Michel Sardou n'avait alors à son actif qu'une petite notoriété issue du "buzz" avant l'heure de son titre très politique et controversé Les Ricains (1967) et du succès d'estime de Petite (1968). Mais avec Trema et ses deux compères acquis à sa cause, la donne va rapidement changer, comme il le relatait par exemple au journal Le Parisien en 2007, époque à laquelle les deux hommes étaient déjà brouillés depuis plusieurs années, à l'occasion de ses quarante ans de carrière : "Ma carrière a vraiment commencé en 1970 avec Les Bals populaires. Je ne voulais pas de cette chanson, elle ne correspondait pas à mes goûts, mais mes producteurs de l'époque, Jacques Revaux et Régis Talar, ont insisté. Ça a été un triomphe. Résultat, j'ai été prisonnier un moment d'un répertoire franchouillard qu'on m'a longtemps reproché. A l'époque, je traînais avec Michel Fugain, Eddy Mitchell, Johnny Hallyday et d'autres que j'ai depuis perdus de vue. On était des mômes, on vivait tous dans le même appartement. Soit chez moi à Montmartre, juste à côté du funiculaire, soit quai aux Fleurs, chez Fugain. On écrivait des chansons ensemble, c'était assez bohème. On se marrait bien, même à la télé. On était entre nous, on décidait de la programmation des émissions de Maritie et Gilbert Carpentier."

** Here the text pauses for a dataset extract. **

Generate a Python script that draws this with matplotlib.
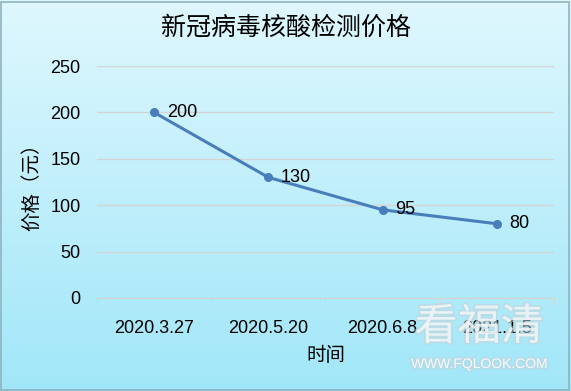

Sa fidélité et sa relation toute particulière avec les artistes
Avec Trema, Sardou est devenu un classique de la chanson française et grâce à sa tête de gondole Sardou, Trema a prospéré, sous la houlette de son directeur général Régis Talar et avec d'autres très populaires protégés, tels Enrico Macias, Richard Anthony, Michel Delpech, Frédéric François, ou encore les groupes Dionysos et Matmatah. Le label indépendant, dont le chiffre d'affaires annuel culmina à 38 millions d'euros (en 1998, année où Sony Music racheta les parts de Jacques Revaux), avait été acquis en 2004 par la major Universal Music France. Il détenait 1,5% de part de marché en France. Régis Talar avait par ailleurs contribué à la création du label Atmosphériques fondé en 1995 par Marc Thonon.
Régis Talar, en reconnaissance de son parcours, avait été fait chevalier de la Légion d'honneur en 2016 et officier dans l'ordre des Arts et des Lettres en 2017. Michel Sardou, quant à lui, a rassemblé en 2017-2018 près de 400 000 spectateurs lors des 82 dates de sa tournée La dernière danse, pour ses cinquante ans de carrière.
La Société des producteurs de phonogrammes en France, dont Régis Talar fut l'un des membres fondateurs et l'un des membres du conseil d'administration jusqu'en 2004, s'est ému de la disparition de cette grande figure du monde de la production et de l'édition musicale qui "a toujours défendu et incarné les meilleures valeurs de la production indépendante, notamment par sa fidélité et sa relation toute particulière avec les artistes et les auteurs compositeurs".